§ **WORK INSTRUCTIONS**
Repeat the material exactly from its first line to the line that includes "import plotly.graph_objects as go". Skip pictures.

§ **INFORMATION PROVIDED**

+++

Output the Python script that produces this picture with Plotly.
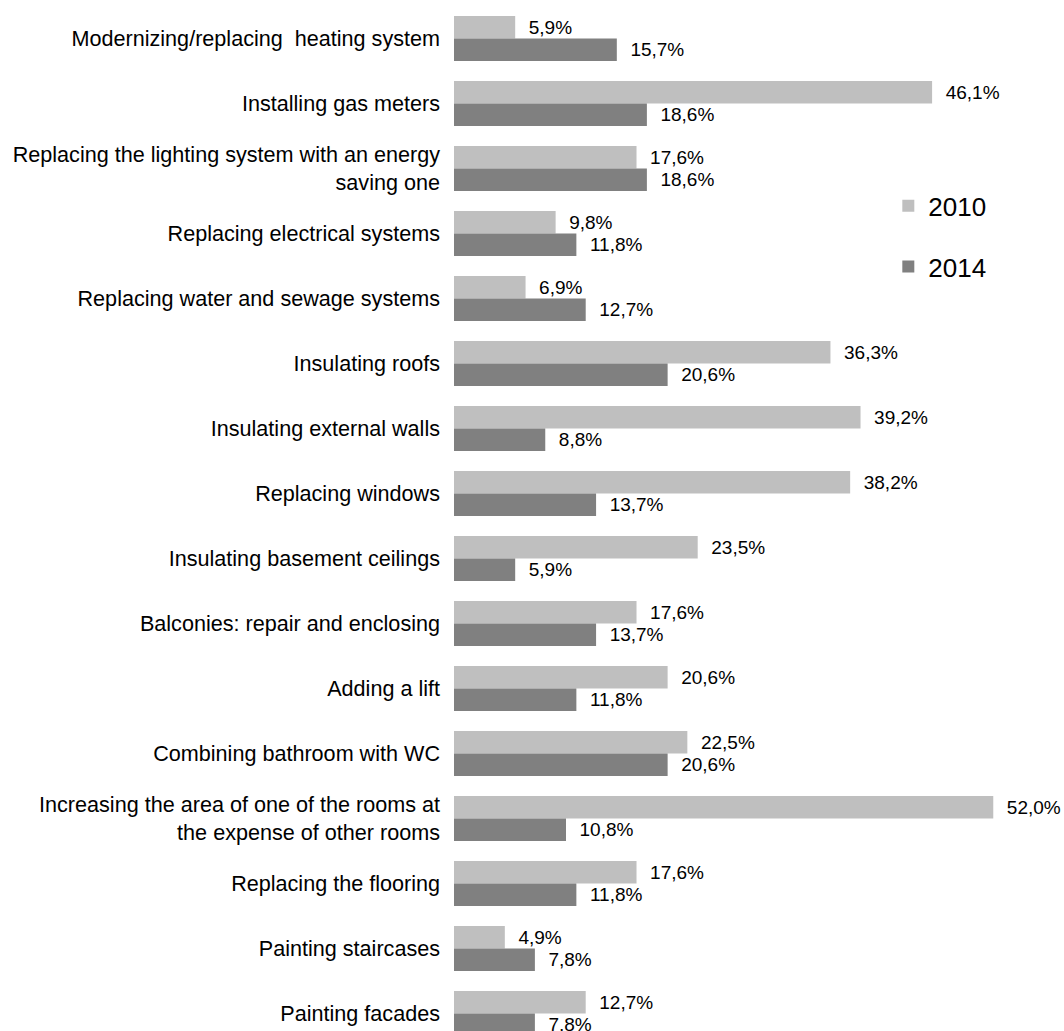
import plotly.graph_objects as go

categories = [
    "Modernizing/replacing  heating system",
    "Installing gas meters",
    "Replacing the lighting system with an energy<br>saving one",
    "Replacing electrical systems",
    "Replacing water and sewage systems",
    "Insulating roofs",
    "Insulating external walls",
    "Replacing windows",
    "Insulating basement ceilings",
    "Balconies: repair and enclosing",
    "Adding a lift",
    "Combining bathroom with WC",
    "Increasing the area of one of the rooms at<br>the expense of other rooms",
    "Replacing the flooring",
    "Painting staircases",
    "Painting facades",
]
values_2010 = [5.9, 46.1, 17.6, 9.8, 6.9, 36.3, 39.2, 38.2, 23.5, 17.6, 20.6, 22.5, 52.0, 17.6, 4.9, 12.7]
values_2014 = [15.7, 18.6, 18.6, 11.8, 12.7, 20.6, 8.8, 13.7, 5.9, 13.7, 11.8, 20.6, 10.8, 11.8, 7.8, 7.8]
series_names = ["2010", "2014"]
series_colors = ["#bfbfbf", "#808080"]

FONT = "Liberation Sans, Arial, sans-serif"

fig = go.Figure()
for name, vals, col in zip(series_names, [values_2010, values_2014], series_colors):
    fig.add_trace(go.Bar(
        y=categories, x=vals, name=name, orientation="h",
        marker=dict(color=col, line=dict(width=0)),
        texttemplate="\u00a0\u00a0%{x:.1f}%", textposition="outside",
        constraintext="none", cliponaxis=False,
        textfont=dict(family=FONT, size=19, color="#000000"),
        legendgroup=name,
    ))

fig.update_layout(
    width=1064, height=1031,
    margin=dict(l=454, r=0, t=6, b=0),
    paper_bgcolor="white", plot_bgcolor="white",
    barmode="group", bargap=0.308, bargroupgap=0,
    separators=", ",
    font=dict(family=FONT, size=19, color="#000000"),
    xaxis=dict(range=[0, 58.82], showgrid=False, showticklabels=False,
               zeroline=False, showline=False, ticks=""),
    yaxis=dict(categoryorder="array", categoryarray=categories,
               range=[15.27, -0.5], showgrid=False, zeroline=False,
               showline=False, ticks="", ticklabelstandoff=13,
               tickfont=dict(family=FONT, size=21.6, color="#000000")),
    legend=dict(x=0.712, y=0.828, xanchor="left", yanchor="top",
                traceorder="grouped", tracegroupgap=24,
                font=dict(family=FONT, size=26, color="#000000"),
                bgcolor="rgba(0,0,0,0)", itemwidth=30),
    showlegend=True,
)

fig.write_html("out.html")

+++

§ **REPLY**
Output the Python script that produces this picture with Plotly.
import plotly.graph_objects as go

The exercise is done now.